Question: Are we doing more harm than good, considering how energy/resource intensive the comb drawing process is? To conserve the bees' efforts, can the capped drone comb be uncapped (scraped open?) and placed back in the hive ? Would the bees clean out the cells for subsequent laying of drone eggs by the queen?
Answer: what you are gaining (good mite control without use of a chemical) outweighs harm. Yes it "costs" bees to draw comb so you might have a somewhat lower honey harvest possibility. What is more valuable - less mites (chemically-free controlled) vs a bit more honey? One way to "salvage" the drone cells is to remove the cappings of the drone cells (using a serrated knife) and shake the pupae out of the comb. Sometimes this will mean the entire comb comes out since it might not be anchored well but if the drone pupae comes out with cell more or less intact you have gained. Just removing the cappings with the knife may mean the bees finish the work - however mature female mites in uncapped cells will seek to escape and thus you might slow mite reproduction but not seriously interfere with it - mites that escape (they run out as bees seek to remove the pupa and stay on their new host until they can transfer to another "nurse" bee) will seek another cell to invade and start their reproduction all over vs if you remove the drone capped brood and feed to chickens they are dead. Alternately freeze the drone brood for day or two - this kills the mites inside then open cappings with serrated knife and the bees will clean out the cells. I would feed the chickens as much of the drone brood as possible. Frozen frames with cappings opened when removed from the freezer and then shaken will mean the frozen pupae will fall out - thaw and then give to chickens. Cells ripped or torn will be repaired by the bees (vs having to start all over again - experiment with how much of the capping to remove - even a cell half drawn will save the bees work.
Question: Overall, do drone frames help? What are the best practices for them?
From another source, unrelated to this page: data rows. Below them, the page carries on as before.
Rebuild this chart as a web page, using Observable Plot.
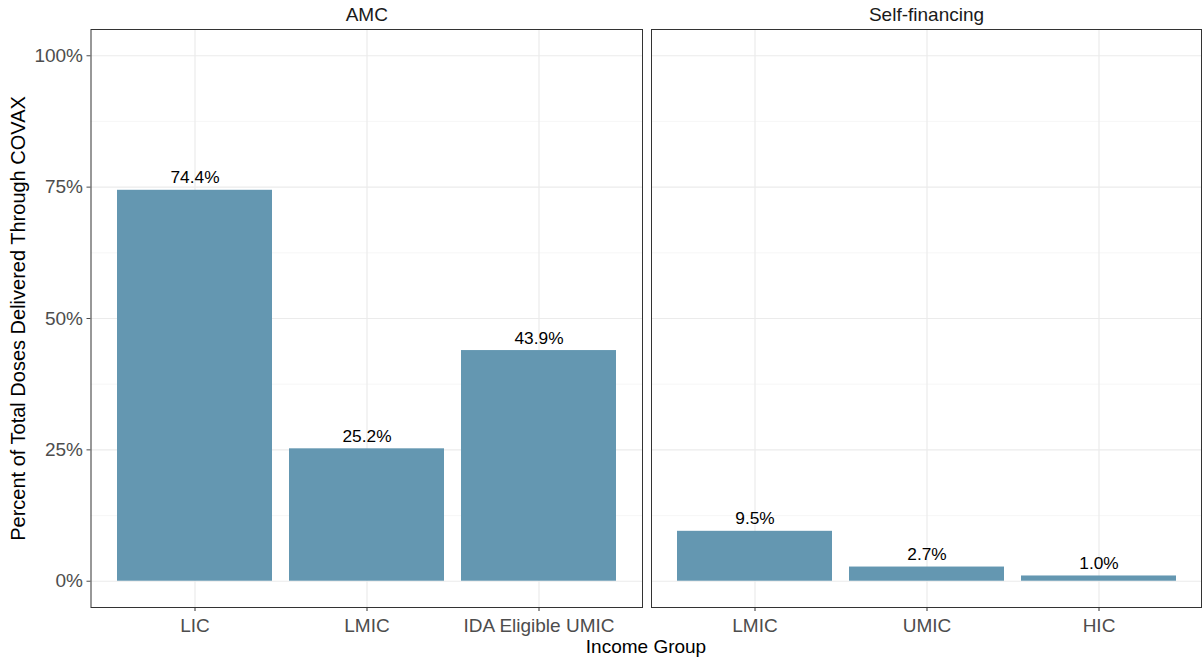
<!DOCTYPE html>
<html>
<head>
<meta charset="utf-8">
<script src="https://cdn.jsdelivr.net/npm/d3@7"></script>
<script src="https://cdn.jsdelivr.net/npm/@observablehq/plot@0.6"></script>
<style>
  html, body { margin: 0; padding: 0; background: #fff; }
  #wrap { position: relative; width: 1203px; height: 657px; font-family: "Liberation Sans", Arial, sans-serif; }
  #left { position: absolute; left: 0; top: 0; }
  #right { position: absolute; left: 646px; top: 0; }
  #xtitle { position: absolute; left: 0; width: 1292px; top: 637px; line-height: 19px; text-align: center; font-size: 19px; color: #000; }
</style>
</head>
<body>
<div id="wrap">
  <div id="left"></div>
  <div id="right"></div>
  <div id="xtitle">Income Group</div>
</div>
<script>
const panelNames = ["AMC", "Self-financing"];
const amcCategories = ["LIC", "LMIC", "IDA Eligible UMIC"];
const amcValues = [74.4, 25.2, 43.9];
const selfCategories = ["LMIC", "UMIC", "HIC"];
const selfValues = [9.5, 2.7, 1.0];
const yTicks = [0, 25, 50, 75, 100];
const yMinorTicks = [12.5, 37.5, 62.5, 87.5];
const yTitle = "Percent of Total Doses Delivered Through COVAX";

const barColor = "#6497B1";
const H = 657;

function panel(cats, vals, name, opts) {
  const data = cats.map((c, i) => ({cat: c, value: vals[i]}));
  const marks = [
    Plot.gridY(yMinorTicks, {stroke: "#F3F3F3", strokeOpacity: 1, strokeWidth: 0.7}),
    Plot.gridY(yTicks, {stroke: "#EBEBEB", strokeOpacity: 1, strokeWidth: 1.2}),
    Plot.gridX(cats, {stroke: "#EBEBEB", strokeOpacity: 1, strokeWidth: 1.2}),
    Plot.barY(data, {x: "cat", y: "value", fill: barColor}),
    Plot.text(data, {x: "cat", y: "value", text: d => d.value.toFixed(1) + "%", lineAnchor: "bottom", dy: -7, fill: "#000", fontSize: 17.3}),
    Plot.frame({stroke: "#333333", strokeWidth: 1}),
    Plot.text([name], {frameAnchor: "top", dy: -9, lineAnchor: "bottom", fill: "#1A1A1A", fontSize: 19}),
    Plot.axisX({tickSize: 4, tickPadding: 6.5, fontSize: 19, color: "#4D4D4D", stroke: "#333", label: null})
  ];
  if (opts.yAxis) {
    marks.push(Plot.axisY(yTicks, {tickSize: 4, tickPadding: 4, fontSize: 19, tickFormat: d => d + "%", color: "#4D4D4D", label: null}));
    marks.push(Plot.text([yTitle], {frameAnchor: "left", rotate: -90, textAnchor: "middle", lineAnchor: "middle", dx: -72.5, fill: "#000", fontSize: 20}));
  }
  return Plot.plot({
    width: opts.width,
    height: H,
    marginLeft: opts.ml,
    marginRight: opts.mr,
    marginTop: 29,
    marginBottom: H - 607,
    style: {fontFamily: "Liberation Sans, Arial, sans-serif", fontSize: "19px", background: "#fff", overflow: "visible"},
    x: {domain: cats, paddingInner: 0.1, paddingOuter: 0.145, axis: null},
    y: {domain: [-5, 105], axis: null},
    marks
  });
}

document.getElementById("left").appendChild(panel(amcCategories, amcValues, panelNames[0], {width: 646, ml: 90.5, mr: 4, yAxis: true}));
document.getElementById("right").appendChild(panel(selfCategories, selfValues, panelNames[1], {width: 557, ml: 5, mr: 2, yAxis: false}));
</script>
</body>
</html>
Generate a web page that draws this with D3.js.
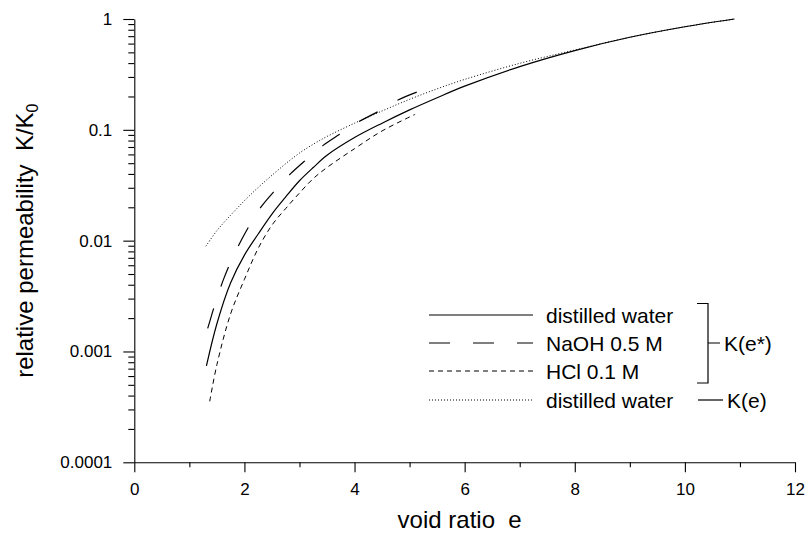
<!DOCTYPE html>
<html>
<head>
<meta charset="utf-8">
<script src="https://cdn.jsdelivr.net/npm/d3@7"></script>
<style>
  html, body { margin: 0; padding: 0; background: #fff; }
  svg { display: block; font-family: "Liberation Sans", Arial, sans-serif; }
</style>
</head>
<body>
<svg id="chart" width="810" height="534"></svg>
<script>
// Void ratio e and relative permeability K/K0 for each curve
const eDistilled = [1.31, 1.5, 1.75, 2.0, 2.25, 2.5, 2.75, 3.0, 3.25, 3.5, 4.0, 4.5, 5.0, 5.5, 6.0, 7.0, 8.0, 9.0, 10.0, 10.9];
const kDistilledStar = [0.000741, 0.00178, 0.00417, 0.00741, 0.01148, 0.01738, 0.02483, 0.0347, 0.0457, 0.0589, 0.0851, 0.1148, 0.1514, 0.195, 0.248, 0.372, 0.519, 0.684, 0.851, 1.0];

const eDistilledKe = [1.3, 1.5, 1.75, 2.0, 2.25, 2.5, 2.75, 3.0, 3.25, 3.5, 4.0, 4.5, 5.0, 5.5, 6.0, 7.0, 8.0, 9.0, 10.0, 10.9];
const kDistilledKe = [0.00891, 0.0123, 0.01698, 0.02291, 0.0302, 0.0389, 0.0495, 0.0617, 0.0741, 0.0871, 0.1148, 0.1479, 0.1884, 0.2344, 0.2851, 0.398, 0.525, 0.684, 0.851, 1.0];

const eNaOH = [1.25, 1.37, 1.48, 1.62, 1.77, 1.95, 2.13, 2.31, 2.55, 2.83, 3.12, 3.43, 3.73, 4.10, 4.45, 4.79, 5.13];
const kNaOH = [0.00117, 0.00186, 0.00282, 0.00447, 0.00676, 0.01023, 0.01479, 0.0204, 0.0282, 0.0398, 0.0537, 0.0724, 0.0912, 0.1202, 0.148, 0.186, 0.219];

const eHCl = [1.37, 1.5, 1.75, 2.0, 2.25, 2.5, 2.75, 3.0, 3.25, 3.5, 4.0, 4.5, 5.1];
const kHCl = [0.000355, 0.000759, 0.00219, 0.00447, 0.00851, 0.0138, 0.0195, 0.0269, 0.0363, 0.0457, 0.0676, 0.0977, 0.138];

const xTicks = [0, 2, 4, 6, 8, 10, 12];
const xMinorTicks = [1, 3, 5, 7, 9, 11];
const yTicks = [0.0001, 0.001, 0.01, 0.1, 1];
const yTickLabels = ["0.0001", "0.001", "0.01", "0.1", "1"];

const legendLabels = ["distilled water", "NaOH 0.5 M", "HCl 0.1 M", "distilled water"];
const groupLabels = ["K(e*)", "K(e)"];

// Line styles per series; "endOnDash" makes the pattern finish on a full dash
const styles = {
  solid:  { dash: null,    width: 1.2 },
  long:   { dash: "21,23", width: 1.2, period: 44, dashLen: 21 },
  short:  { dash: "5,4",   width: 1 },
  dotted: { dash: "1,2",   width: 1 }
};

const series = [
  { e: eDistilled,   k: kDistilledStar, style: styles.solid },
  { e: eNaOH,        k: kNaOH,          style: styles.long },
  { e: eHCl,         k: kHCl,           style: styles.short },
  { e: eDistilledKe, k: kDistilledKe,   style: styles.dotted }
];

const svg = d3.select("#chart");
const plotLeft = 134.3, plotRight = 795, plotTop = 19, plotBottom = 462.3;

const x = d3.scaleLinear().domain([0, 12]).range([plotLeft, plotRight]);
const y = d3.scaleLog().domain([1e-4, 1]).range([plotBottom, plotTop]);

// Curves
const line = d3.line()
  .x(d => x(d[0]))
  .y(d => y(d[1]))
  .curve(d3.curveCatmullRom.alpha(0.5));

series.forEach(s => {
  const pts = s.e.map((v, i) => [v, s.k[i]]);
  const p = svg.append("path")
    .attr("d", line(pts))
    .attr("fill", "none")
    .attr("stroke", "#000")
    .attr("stroke-width", s.style.width)
    .attr("stroke-dasharray", s.style.dash);
  if (s.style.period) {
    const L = p.node().getTotalLength();
    const off = ((s.style.dashLen - L) % s.style.period + s.style.period) % s.style.period;
    p.attr("stroke-dashoffset", off);
  }
});

// X axis
const gx = svg.append("g").attr("transform", `translate(0,${plotBottom})`);
gx.call(d3.axisBottom(x).tickValues(xTicks).tickSize(10).tickSizeOuter(0).tickPadding(7).tickFormat(d3.format("d")));
gx.append("g").call(d3.axisBottom(x).tickValues(xMinorTicks).tickSize(5).tickFormat(""))
  .select(".domain").remove();
gx.selectAll("text").attr("font-size", 17).attr("font-family", "Liberation Sans, Arial, sans-serif").attr("fill", "#000").attr("dy", "0.95em");

// Y axis with decade and minor ticks
const yMinor = [];
yTicks.slice(0, -1).forEach(t => { for (let m = 2; m <= 9; m++) yMinor.push(t * m); });
const gy = svg.append("g").attr("transform", `translate(${plotLeft},0)`);
gy.call(d3.axisLeft(y).tickValues(yTicks).tickSize(11).tickSizeOuter(0).tickPadding(11)
  .tickFormat((d, i) => yTickLabels[i]));
gy.append("g").call(d3.axisLeft(y).tickValues(yMinor).tickSize(6).tickFormat(""))
  .select(".domain").remove();
gy.selectAll("text").attr("font-size", 17).attr("font-family", "Liberation Sans, Arial, sans-serif").attr("fill", "#000");

svg.selectAll(".domain, .tick line").attr("stroke", "#000").attr("stroke-width", 1.1);

// Axis titles
svg.append("text")
  .attr("x", (plotLeft + plotRight) / 2 - 5)
  .attr("y", 528)
  .attr("text-anchor", "middle")
  .attr("font-size", 24)
  .attr("fill", "#000")
  .attr("xml:space", "preserve")
  .text("void ratio  e");

const yTitle = svg.append("text")
  .attr("transform", `translate(33,${(plotTop + plotBottom) / 2}) rotate(-90)`)
  .attr("text-anchor", "middle")
  .attr("font-size", 24)
  .attr("fill", "#000")
  .attr("xml:space", "preserve");
yTitle.append("tspan").text("relative permeability  K/K");
yTitle.append("tspan").attr("font-size", 16).attr("dy", 5).text("0");

// Legend
const legX0 = 429, legX1 = 533, legTextX = 546;
const legRows = [315, 343, 371, 400];
const legStyles = [styles.solid, styles.long, styles.short, styles.dotted];
const leg = svg.append("g");
legendLabels.forEach((lab, i) => {
  leg.append("line")
    .attr("x1", legX0).attr("x2", legX1)
    .attr("y1", legRows[i]).attr("y2", legRows[i])
    .attr("stroke", "#000")
    .attr("stroke-width", legStyles[i].width)
    .attr("stroke-dasharray", legStyles[i].dash);
  leg.append("text")
    .attr("x", legTextX).attr("y", legRows[i] + 7.5)
    .attr("font-size", 21).attr("fill", "#000")
    .text(lab);
});

// Bracket grouping the K(e*) entries
leg.append("path")
  .attr("d", "M697,303.5 H708 V383 H697 M708,343 H720")
  .attr("fill", "none").attr("stroke", "#000").attr("stroke-width", 1.2);
leg.append("text").attr("x", 724).attr("y", 350.5).attr("font-size", 21).attr("fill", "#000").text(groupLabels[0]);
leg.append("line").attr("x1", 698).attr("x2", 723).attr("y1", 400).attr("y2", 400)
  .attr("stroke", "#000").attr("stroke-width", 1.2);
leg.append("text").attr("x", 727).attr("y", 407.5).attr("font-size", 21).attr("fill", "#000").text(groupLabels[1]);
</script>
</body>
</html>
Answer: YES. You save on chemical use in hive You kill reproducing mites when their numbers are expanding in the spring (as you state this only works in the spring when bees "want" to raise drones.). Chemicals like oxalic and Hopguard only kill phoretic mites, Formic acid kills queens or stops queen egg laying and harms brood and Apivar is absorbed into the beeswax. Drone brood removal is a win win win. You are using them as the Best Management Practice.